Updated June 7, 2019 - 12:49 am

Before a ceremony to commemorate D-Day got underway Thursday afternoon, Magali Willar took the chance to thank a veteran.

Willar, 47, of Las Vegas, approached 94-year-old William Dunsmore, a two-time Purple Heart recipient and Navy veteran who served on D-Day, June 6, 1944, when the Allies invaded Western Europe in World War II.

“I’m from Normandy. For me, this is personal,” she told him at the 75th anniversary event at the Las Vegas Elks Lodge on Charleston Boulevard. “My grandmother was 12 years old when you came and saved us. At the time, they all thought they were going to die.

“Thank you.”

Dunsmore nodded.

“Seventy-five years. That’s a lot of time. I almost got killed,” Dunsmore said. “Can you imagine? I never thought I’d be alive.”

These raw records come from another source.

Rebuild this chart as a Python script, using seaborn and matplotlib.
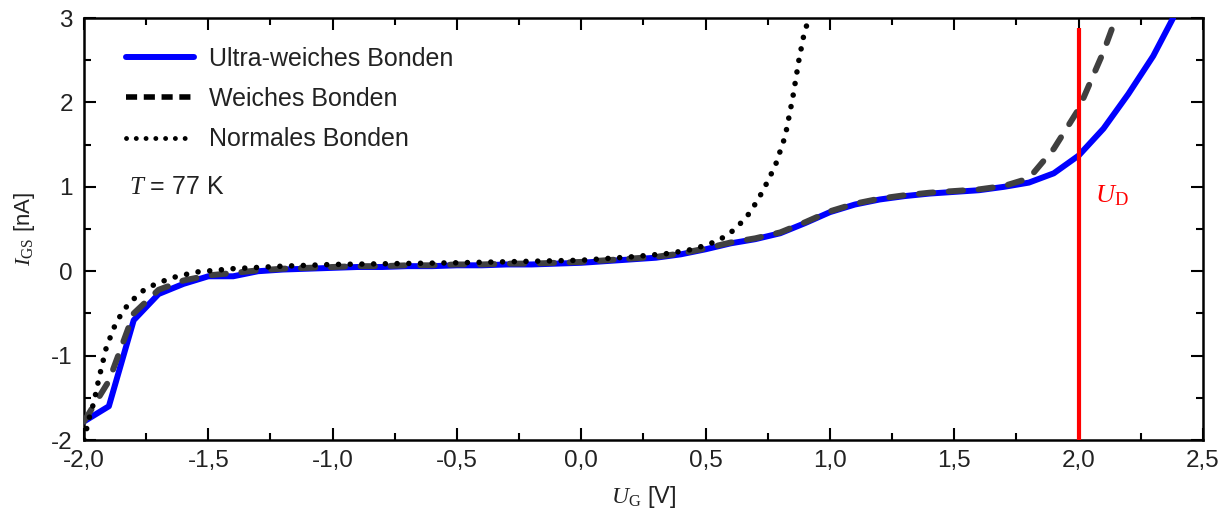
import numpy as np
import pandas as pd
import seaborn as sns
import matplotlib
matplotlib.use("Agg")
import matplotlib.pyplot as plt
from matplotlib.lines import Line2D
from matplotlib.ticker import FixedLocator, FixedFormatter, MultipleLocator

# ---- data ----
ultra_x = [-2.0, -1.9, -1.8, -1.7, -1.6, -1.5, -1.4, -1.3, -1.2, -1.1, -1.0, -0.9, -0.8, -0.7,
           -0.6, -0.5, -0.4, -0.3, -0.2, -0.1, 0.0, 0.1, 0.2, 0.3, 0.4, 0.5, 0.6, 0.7, 0.8, 0.9,
           1.0, 1.1, 1.2, 1.3, 1.4, 1.5, 1.6, 1.7, 1.8, 1.9, 2.0, 2.1, 2.2, 2.3, 2.38]
ultra_y = [-1.78, -1.60, -0.58, -0.27, -0.15, -0.06, -0.06, 0.0, 0.02, 0.03, 0.04, 0.05, 0.05, 0.06,
           0.06, 0.07, 0.07, 0.08, 0.08, 0.09, 0.10, 0.12, 0.14, 0.16, 0.20, 0.26, 0.33, 0.38, 0.45, 0.57,
           0.70, 0.79, 0.85, 0.89, 0.92, 0.94, 0.96, 1.00, 1.05, 1.16, 1.37, 1.69, 2.10, 2.55, 3.0]

weich_x = [-2.0, -1.9, -1.8, -1.7, -1.6, -1.5, -1.4, -1.3, -1.2, -1.1, -1.0, -0.9, -0.8, -0.7,
           -0.6, -0.5, -0.4, -0.3, -0.2, -0.1, 0.0, 0.1, 0.2, 0.3, 0.4, 0.5, 0.6, 0.7, 0.8, 0.9,
           1.0, 1.1, 1.2, 1.3, 1.4, 1.5, 1.6, 1.7, 1.8, 1.9, 2.0, 2.1, 2.15]
weich_y = [-1.78, -1.30, -0.50, -0.22, -0.11, -0.05, -0.02, 0.01, 0.03, 0.04, 0.05, 0.06, 0.06, 0.07,
           0.07, 0.08, 0.08, 0.09, 0.09, 0.10, 0.11, 0.13, 0.15, 0.17, 0.21, 0.27, 0.34, 0.39, 0.46, 0.58,
           0.71, 0.80, 0.86, 0.90, 0.93, 0.95, 0.97, 1.01, 1.10, 1.45, 1.92, 2.60, 3.0]

normal_x = [-2.0, -1.98, -1.96, -1.94, -1.91, -1.87, -1.82, -1.75, -1.65, -1.55, -1.4, -1.2, -1.0,
            -0.5, 0.0, 0.2, 0.35, 0.45, 0.55, 0.62, 0.68, 0.73, 0.78, 0.82, 0.85, 0.875, 0.895, 0.91]
normal_y = [-2.0, -1.75, -1.55, -1.27, -0.90, -0.60, -0.38, -0.20, -0.08, -0.01, 0.03, 0.06, 0.08,
            0.10, 0.13, 0.17, 0.21, 0.26, 0.36, 0.50, 0.70, 0.95, 1.25, 1.60, 2.05, 2.50, 2.80, 2.95]

series_labels = ["Ultra-weiches Bonden", "Weiches Bonden", "Normales Bonden"]
ud_x = 2.0
ud_y = [-2.0, 2.88]

xticks = [-2.0, -1.5, -1.0, -0.5, 0.0, 0.5, 1.0, 1.5, 2.0, 2.5]
xtick_labels = ["-2,0", "-1,5", "-1,0", "-0,5", "0,0", "0,5", "1,0", "1,5", "2,0", "2,5"]
yticks = [-2, -1, 0, 1, 2, 3]
ytick_labels = ["-2", "-1", "0", "1", "2", "3"]

# ---- style ----
sns.set_theme(style="ticks")
plt.rcParams["font.family"] = ["Liberation Sans", "DejaVu Sans"]
plt.rcParams["mathtext.fontset"] = "custom"
plt.rcParams["mathtext.rm"] = "Liberation Serif"
plt.rcParams["mathtext.it"] = "Liberation Serif:italic"

TXT = "#222222"

fig = plt.figure(figsize=(12.28, 5.15), dpi=100)
ax = fig.add_axes([0.0684, 0.1456, 0.9796 - 0.0684, 0.965 - 0.1456])

df_u = pd.DataFrame({"x": ultra_x, "y": ultra_y})
df_w = pd.DataFrame({"x": weich_x, "y": weich_y})
df_n = pd.DataFrame({"x": normal_x, "y": normal_y})

sns.lineplot(data=df_u, x="x", y="y", ax=ax, color="#0000ff", lw=4.3, sort=False,
             estimator=None, zorder=3)
sns.lineplot(data=df_w, x="x", y="y", ax=ax, color="#404040", lw=4.3, sort=False,
             estimator=None, zorder=4)
sns.lineplot(data=df_n, x="x", y="y", ax=ax, color="black", lw=4.0, sort=False,
             estimator=None, zorder=5)
lines = ax.get_lines()
lines[1].set_dashes((2.4, 2.6))
lines[1].set_dash_capstyle("round")
lines[2].set_dashes((0.01, 2.1))
lines[2].set_dash_capstyle("round")

ax.plot([ud_x, ud_x], ud_y, color="#ff0000", lw=3.0, zorder=6, solid_capstyle="butt")
ax.text(2.065, 0.9, r"$\mathit{U}_{\mathrm{D}}$", color="#ff0000", fontsize=19,
        ha="left", va="center")
ax.text(-1.82, 1.0, r"$\mathit{T}$ = 77 K", fontsize=18, ha="left", va="center", color=TXT)

ax.set_xlim(-2.0, 2.5)
ax.set_ylim(-2.0, 3.0)
ax.xaxis.set_major_locator(FixedLocator(xticks))
ax.xaxis.set_major_formatter(FixedFormatter(xtick_labels))
ax.yaxis.set_major_locator(FixedLocator(yticks))
ax.yaxis.set_major_formatter(FixedFormatter(ytick_labels))
ax.xaxis.set_minor_locator(MultipleLocator(0.25))
ax.yaxis.set_minor_locator(MultipleLocator(0.5))
ax.tick_params(which="both", direction="in", top=True, right=True, labelsize=17.5,
               width=1.5, colors="black", labelcolor=TXT)
ax.tick_params(axis="x", which="major", pad=7)
ax.tick_params(axis="y", which="major", pad=8)
ax.tick_params(which="major", length=8.5)
ax.tick_params(which="minor", length=5)
for s in ax.spines.values():
    s.set_linewidth(1.8)
    s.set_color("black")

ax.set_xlabel(r"$\mathit{U}_{\mathrm{G}}$ [V]", fontsize=17, labelpad=9, color=TXT)
ax.set_ylabel(r"$\mathit{I}_{\mathrm{GS}}$ [nA]", fontsize=16, labelpad=10, color=TXT)

handles = [Line2D([], [], color="#0000ff", lw=4.3),
           Line2D([], [], color="black", lw=4.0, dashes=(2.0, 1.2)),
           Line2D([], [], color="black", lw=3.5, dashes=(0.01, 2.0), dash_capstyle="round")]
leg = ax.legend(handles, series_labels, loc="upper left", frameon=False, fontsize=18,
                handlelength=2.75, handletextpad=0.6, labelspacing=0.65,
                bbox_to_anchor=(0.017, 0.985))
for t in leg.get_texts():
    t.set_color(TXT)

fig.savefig("out.png", dpi=100)
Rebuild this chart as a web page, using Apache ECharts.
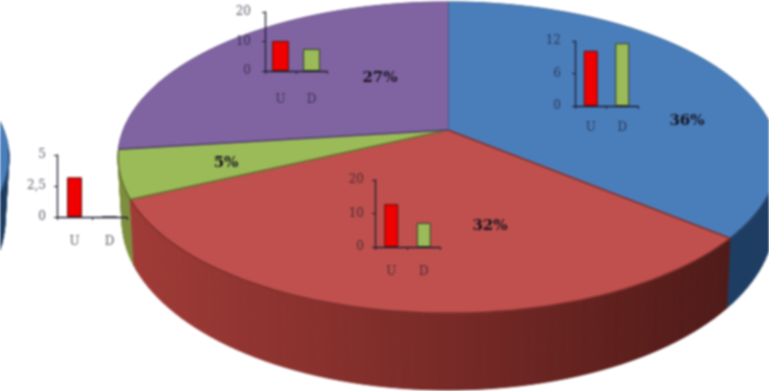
<!DOCTYPE html>
<html>
<head>
<meta charset="utf-8">
<script src="https://cdn.jsdelivr.net/npm/echarts@6/dist/echarts.min.js"></script>
<style>
  html, body { margin: 0; padding: 0; background: #fff; overflow: hidden; }
  #main { width: 769px; height: 391px; filter: blur(1px); }
</style>
</head>
<body>
<div id="main"></div>
<script>
// pie shares, clockwise from the top
var sliceNames = ['36%', '32%', '5%', '27%'];
var sliceShares = [36, 32, 5, 27];

// small bar charts
var barCategories = ['U', 'D'];
var leftBars = [3.2, 0];
var purpleBars = [10.2, 7.5];
var blueBars = [10.2, 11.6];
var redBars = [12.8, 7.2];
var leftTicks = [0, 2.5, 5];
var purpleTicks = [0, 10, 20];
var blueTicks = [0, 6, 12];
var redTicks = [0, 10, 20];

// layout only
var insets = [
  { values: leftBars, ticks: leftTicks, left: 57, top: 155, width: 70, height: 62, barWidth: 15, xMargin: 19, yMargin: 11 },
  { values: purpleBars, ticks: purpleTicks, left: 265, top: 12, width: 62, height: 59, barWidth: 17, xMargin: 23, yMargin: 14 },
  { values: blueBars, ticks: blueTicks, left: 575, top: 41, width: 63, height: 65, barWidth: 14, xMargin: 16, yMargin: 14 },
  { values: redBars, ticks: redTicks, left: 375, top: 180, width: 65, height: 67, barWidth: 14, xMargin: 19, yMargin: 11 }
];
var labelSpots = [[687, 121], [490, 226], [226, 163], [380, 78]];
var topColors = ['#4a7ebb', '#c0504d', '#9bbb59', '#8064a2'];
var spokeColors = ['#2a4a70', '#7c2f2c', '#5f6f2c', '#4d3c66'];
var wallColors = [
  '#1e3d63',
  { type: 'linear', x: 130, y: 0, x2: 735, y2: 0, global: true,
    colorStops: [{ offset: 0, color: '#a03b37' }, { offset: 0.5, color: '#7a2b28' }, { offset: 0.85, color: '#5b1f1c' }, { offset: 1, color: '#4e1b19' }] },
  '#7d8f3e',
  '#4b3a63'
];
var wallOrder = [3, 2, 0, 1];
var wrapWidth = 769;    // the right edge of the pie comes back in at the left
var apex = [448, 130];
var tilt = 0.177;

// a point of the disc seen in perspective, the lower ring is a little narrower
function onRing(share, ring) {
  var a = share / 100 * Math.PI * 2;
  var u = Math.sin(a), v = Math.cos(a);
  var w = 1 + tilt * v;
  return [apex[0] + ring.a * u / w, ring.y - ring.b * v / w];
}
var topRing = { a: 324.7, b: 150.7, y: apex[1] };
var baseRing = { a: 320.9, b: 164.7, y: 189.9 };

function ringPoints(from, to, ring) {
  var pts = [];
  var n = Math.max(2, Math.ceil((to - from) * 2));
  for (var i = 0; i <= n; i++) {
    pts.push(onRing(from + (to - from) * i / n, ring));
  }
  return pts;
}

function shifted(pts, dx) {
  return pts.map(function (p) { return [p[0] + dx, p[1]]; });
}

var starts = [];
var total = 0;
sliceShares.forEach(function (s) { starts.push(total); total += s; });
var sliceData = sliceShares.map(function (s, i) { return [starts[i], starts[i] + s, i]; });
var wallData = wallOrder.map(function (i) { return sliceData[i]; });

function renderWall(params, api) {
  var rim = ringPoints(api.value(0), api.value(1), topRing);
  var base = ringPoints(api.value(0), api.value(1), baseRing);
  var color = wallColors[api.value(2)];
  var parts = [];
  // one quad per rim step, so the silhouette closes where the rim turns back
  [0, -wrapWidth].forEach(function (dx) {
    for (var i = 0; i < rim.length - 1; i++) {
      parts.push({
        type: 'polygon',
        shape: { points: shifted([rim[i], rim[i + 1], base[i + 1], base[i]], dx) },
        style: { fill: color, stroke: color, lineWidth: 1 }
      });
    }
  });
  return { type: 'group', children: parts };
}

function renderTop(params, api) {
  var from = api.value(0), to = api.value(1);
  var idx = api.value(2);
  var rim = ringPoints(from, to, topRing);
  var parts = [];
  // dark line only where the rim runs over the wall
  var frontFrom = Math.max(from, 27), frontTo = Math.min(to, 73);
  [0, -wrapWidth].forEach(function (dx) {
    parts.push({
      type: 'polygon',
      shape: { points: shifted([apex].concat(rim), dx) },
      style: { fill: topColors[idx], stroke: topColors[idx], lineWidth: 0.5 }
    });
    parts.push({
      type: 'polyline',
      shape: { points: shifted([rim[0], apex], dx) },
      style: { fill: null, stroke: spokeColors[idx], lineWidth: 1.5 }
    });
    if (frontTo > frontFrom) {
      parts.push({
        type: 'polyline',
        shape: { points: shifted(ringPoints(frontFrom, frontTo, topRing), dx) },
        style: { fill: null, stroke: spokeColors[idx], lineWidth: 1.5 }
      });
    }
  });
  parts.push({
    type: 'text',
    style: {
      text: sliceNames[idx],
      x: labelSpots[idx][0],
      y: labelSpots[idx][1],
      align: 'center',
      verticalAlign: 'middle',
      fill: '#12121c',
      font: 'bold 15px "DejaVu Serif"'
    }
  });
  return { type: 'group', children: parts };
}

var axisColor = '#1c1c30';
var labelColor = 'rgba(30,30,50,.75)';
var grids = [], xAxes = [], yAxes = [];
var series = [
  { type: 'custom', coordinateSystem: 'none', z: 1, silent: true, renderItem: renderWall, data: wallData, animation: false },
  { type: 'custom', coordinateSystem: 'none', z: 2, silent: true, renderItem: renderTop, data: sliceData, animation: false }
];

insets.forEach(function (item, i) {
  grids.push({ left: item.left, top: item.top, width: item.width, height: item.height, containLabel: false });
  xAxes.push({
    type: 'category',
    gridIndex: i,
    data: barCategories,
    z: 6,
    axisLine: { lineStyle: { color: axisColor, width: 1.3 } },
    axisTick: { show: true, length: 3, lineStyle: { color: axisColor } },
    axisLabel: { color: labelColor, fontFamily: 'DejaVu Serif', fontSize: 12, margin: item.xMargin }
  });
  yAxes.push({
    type: 'value',
    gridIndex: i,
    min: item.ticks[0],
    max: item.ticks[item.ticks.length - 1],
    interval: item.ticks[1],
    z: 6,
    splitLine: { show: false },
    axisLine: { show: true, lineStyle: { color: axisColor, width: 1.3 } },
    axisTick: { show: true, length: 3, lineStyle: { color: axisColor } },
    axisLabel: {
      color: labelColor,
      fontFamily: 'DejaVu Serif',
      fontSize: 12,
      margin: item.yMargin,
      formatter: function (v) { return String(v).replace('.', ','); }
    }
  });
  series.push({
    type: 'bar',
    xAxisIndex: i,
    yAxisIndex: i,
    z: 5,
    barWidth: item.barWidth,
    animation: false,
    data: [
      { value: item.values[0], itemStyle: { color: '#f00000', borderColor: '#5a1010', borderWidth: 1 } },
      { value: item.values[1], itemStyle: { color: '#9bbb59', borderColor: '#2f3a20', borderWidth: 1 } }
    ]
  });
});

var chart = echarts.init(document.getElementById('main'));
chart.setOption({
  backgroundColor: '#fff',
  animation: false,
  grid: grids,
  xAxis: xAxes,
  yAxis: yAxes,
  series: series
});
</script>
</body>
</html>
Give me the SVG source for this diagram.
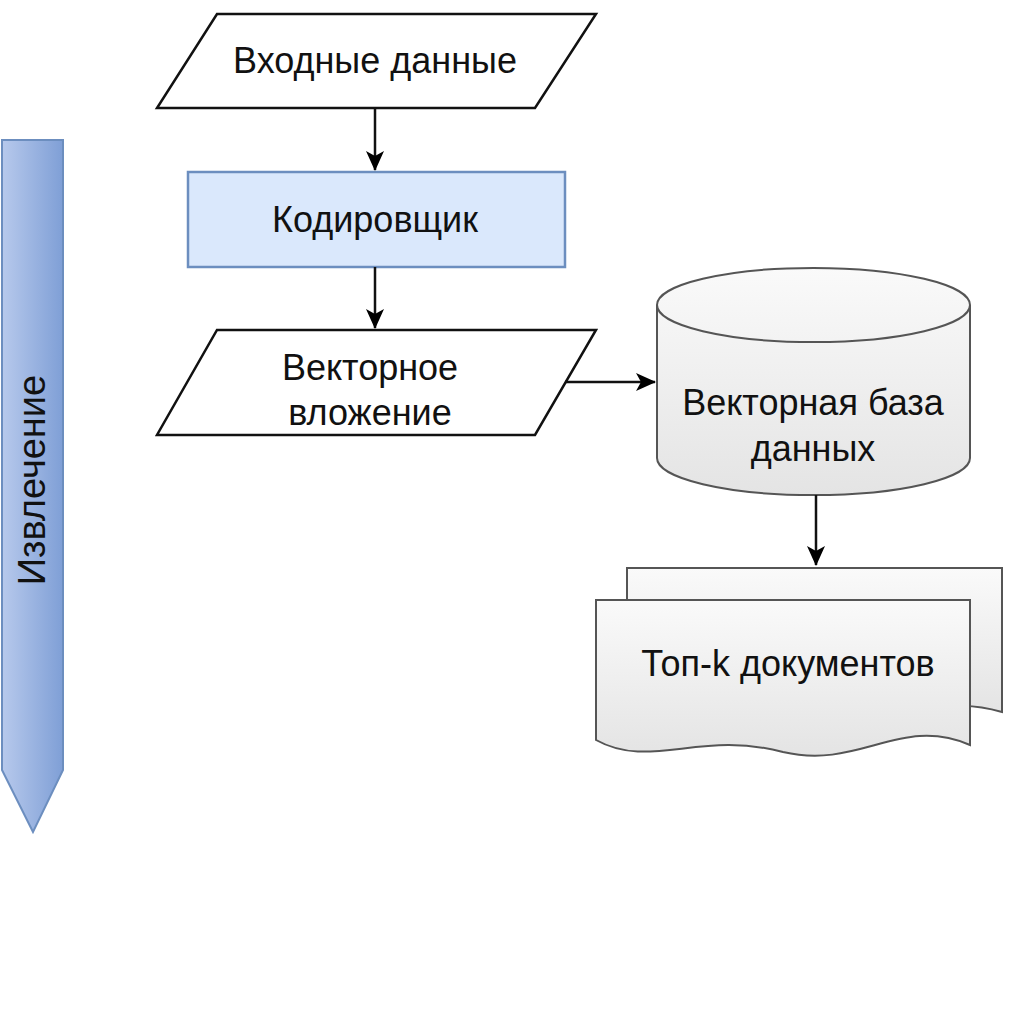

He recalled getting to Omaha Beach with the first boats. It was calm, he said, for about 20 minutes.

“Then, all hell broke loose,” he said.

At that moment, Thursday’s ceremony began. U.S. Rep. Dina Titus, D-Nev., stopped to shake his hand.

“What are you doing here?” he asked.

“I’m here to honor you,” she said.

Hundreds attended the Elks Lodge ceremony, and about 20 World War II veterans there were honored by name. The Nellis Air Force Base Honor Guard did a presentation of the colors, and Dunsmore said the Pledge of Allegiance. Performers sang the national anthem, the French national anthem, “God Bless America” and other patriotic songs, as well as popular music from the 1940s that helped get the soldiers through the war.

“D-Day marked the beginning of the end of the Axis powers,” said Bob Reed, trustee for the Elks Lodge. “And if you look in these veterans’ eyes, you can see they’re still the same 18-year-old and 17-year-old boys that entered the war.”

Former Nevada Gov. and U.S. Sen. Richard Bryan read the names of the World War II veterans in the room. He recalled being 6, growing up in Las Vegas, when the D-Day invasion began. He said his neighbors had a map of Europe. Each day, his job was to color in the advance of the Allies with a red pen.

“Every single day, we did that,” he said. “You are the greatest generation this country has ever seen.”

Las Vegas resident and Holocaust survivor Stephen Nasser, who was a 13-year-old Jewish Hungarian at the time, told the audience that he was the only member of his family to survive the Auschwitz concentration camp in Poland. He thanked the veterans for liberating him, and for being brave enough to storm the coast of Normandy that day.

“In my heart, Memorial Day is every morning when I get up, and I thank the veterans who gave their life and are watching us from above, seeing what they have done,” Nasser said. “Because if not for them, we would not be free, and we wouldn’t have our family.”